Institution activities may count towards Continuing Professional Development where they contribute to the continuing professional development of others. This includes membership of Institution standing committees and groups, Professional Review interviews, acting as a mentor, course accreditation, refereeing of technical papers before publication, co-ordinating conferences and the technical aspects of work undertaken on or for other national or institution committees and bodies.
It is recommended that Institution activities contribute a maximum of 25% towards a member's annual CPD activity.
Industry Involvement (per academia)
Members employed in an academic position are expected to foster links with industry to the benefit of engineering education, research and practice. This requirement also ensures that such members are exposed to developments in engineering and management practice outside of academia.
Industry involvement may be achieved through a range of activities, including consultancy services and the supervision of industry sponsored research and design projects. The preparation and presentation of training courses specifically designed to further the continuing professional development of individuals in industry may also be claimed.
Professional engineers in academic positions should aim to achieve at least 25% of their annual CPD requirement through industry involvement.

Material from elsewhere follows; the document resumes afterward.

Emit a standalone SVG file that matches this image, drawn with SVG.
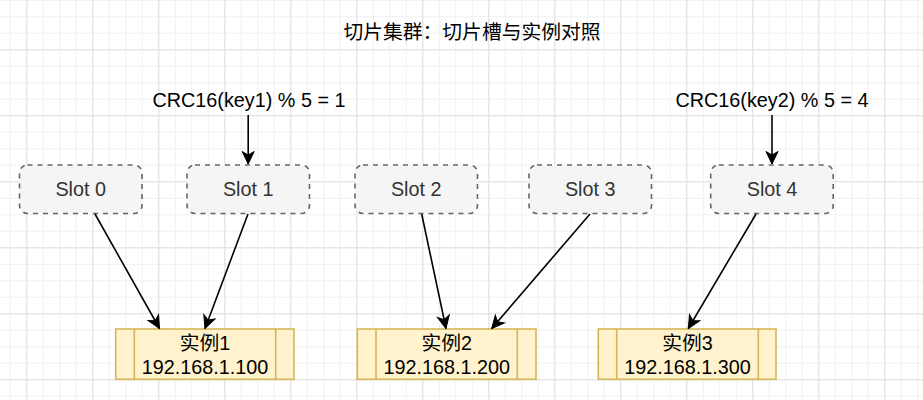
<svg xmlns="http://www.w3.org/2000/svg" width="923" height="400" viewBox="0 0 923 400">
<defs>
<pattern id="minor" x="26.3" y="49.3" width="16.5" height="16.5" patternUnits="userSpaceOnUse">
<path d="M0 0.5H16.5M0.5 0V16.5" stroke="#f0f0f0" stroke-width="1" fill="none"/>
</pattern>
<pattern id="major" x="26.3" y="49.3" width="66" height="66" patternUnits="userSpaceOnUse">
<path d="M0 0.5H66M0.5 0V66" stroke="#e0e0e0" stroke-width="1" fill="none"/>
</pattern>
<marker id="arr" markerUnits="userSpaceOnUse" markerWidth="16" markerHeight="16" viewBox="-14 -8 16 16" refX="0" refY="0" orient="auto">
<path d="M0 0L-12.5 -6L-9 0L-12.5 6Z" fill="#000" stroke="#000" stroke-width="1"/>
</marker>
<style>
.t{font-family:"Liberation Sans","Noto Sans CJK SC",Arial,sans-serif;font-size:19.8px;text-anchor:middle;dominant-baseline:central}
.slot rect{fill:#f5f5f5;stroke:#666;stroke-width:1.6;stroke-dasharray:5 5}
.slot text{fill:#333}
.inst rect,.inst path{fill:#fff2cc;stroke:#d6b656;stroke-width:1.6}
.inst text{fill:#000}
.c line{stroke:#000;stroke-width:1.6;marker-end:url(#arr)}
</style>
</defs>
<rect width="923" height="400" fill="#fff"/>
<rect width="923" height="400" fill="url(#minor)"/>
<rect width="923" height="400" fill="url(#major)"/>

<g id="title"><text class="t" x="472" y="32" fill="#000">切片集群：切片槽与实例对照</text></g>
<g id="crc1"><text class="t" x="249" y="100" fill="#000">CRC16(key1) % 5 = 1</text></g>
<g id="crc2"><text class="t" x="772" y="100" fill="#000">CRC16(key2) % 5 = 4</text></g>

<g id="slot0" class="slot"><rect x="19.5" y="165" width="122.5" height="48.5" rx="8"/><text class="t" x="80.7" y="189.3">Slot 0</text></g>
<g id="slot1" class="slot"><rect x="187" y="165" width="122.5" height="48.5" rx="8"/><text class="t" x="248.2" y="189.3">Slot 1</text></g>
<g id="slot2" class="slot"><rect x="355" y="165" width="122.5" height="48.5" rx="8"/><text class="t" x="416.2" y="189.3">Slot 2</text></g>
<g id="slot3" class="slot"><rect x="529" y="165" width="122.5" height="48.5" rx="8"/><text class="t" x="590.2" y="189.3">Slot 3</text></g>
<g id="slot4" class="slot"><rect x="710.7" y="165" width="122.5" height="48.5" rx="8"/><text class="t" x="772" y="189.3">Slot 4</text></g>

<g id="inst1" class="inst"><rect x="115.7" y="329" width="178.3" height="50.3"/><path d="M134.3 329V379.3M275.7 329V379.3"/><text class="t" x="205" y="343">实例1</text><text class="t" x="205" y="367">192.168.1.100</text></g>
<g id="inst2" class="inst"><rect x="357.3" y="329" width="178.7" height="50.3"/><path d="M376 329V379.3M517.3 329V379.3"/><text class="t" x="446.7" y="343">实例2</text><text class="t" x="446.7" y="367">192.168.1.200</text></g>
<g id="inst3" class="inst"><rect x="598.3" y="329" width="177.7" height="50.3"/><path d="M616.7 329V379.3M758.3 329V379.3"/><text class="t" x="687.5" y="343">实例3</text><text class="t" x="687.5" y="367">192.168.1.300</text></g>

<g id="connectors" class="c">
<line x1="248.2" y1="115" x2="248.2" y2="164"/>
<line x1="772" y1="115" x2="772" y2="164"/>
<line x1="95" y1="214" x2="159.5" y2="328.5"/>
<line x1="248" y1="214" x2="205" y2="328.5"/>
<line x1="421.7" y1="214" x2="446" y2="328.5"/>
<line x1="590" y1="214" x2="491.7" y2="328.5"/>
<line x1="756" y1="214" x2="688.3" y2="328.5"/>
</g>
</svg>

Continuing Professional Development Record
The Institution requires that all members in employment should maintain a Record of their Continuing Professional Development, which should include CPD Activities, a CPD Plan for future development and supporting documentation. The Institution may request to see a member's CPD Plan and Record at any time. A member will also be required to provide evidence of CPD activity when applying for transfer to Fellow.
A personal CPD Plan will provide a structured framework within which a member's career objectives can be identified, progress achieved and personal development measured. It should cover personal and professional development and be updated regularly as a member's career develops. The CPD Plan is therefore a personal and unique document that should lead the member through the professional development necessary to enable them to face change with confidence and to develop their career.
A member should maintain a record of CPD activities undertaken and the hours claimed. Evidence of CPD activity should also be included where appropriate, authenticated by either by the mentor or employer, or by certificates issued on satisfactory completion of conferences or training courses.
The Institution does not prescribe the format of the CPD Record which for some members it may be required to keep in accordance with a company’s required format. The Institution’s CPD Record in MSWord format is therefore not mandatory, but is recommended. It may be modified to meet a member’s individual needs.
The Institution recommends that a member seeks agreement of a suitably experienced and qualified engineer, preferably a member of the Institution to act as their mentor. The role of the mentor, who may be a line manager or supervising engineer, is to provide the member with specific guidance on the formation and development of their Continuing Professional Development Plan, and to advise them on achieving your CPD. A member's mentor may also authenticate their CPD.
As a member become more experienced, the relationship with their mentor should become less formal. The function may then be carried out by a member's immediate superior or a suitably qualified colleague who can assist them in carrying out a periodic review of their career.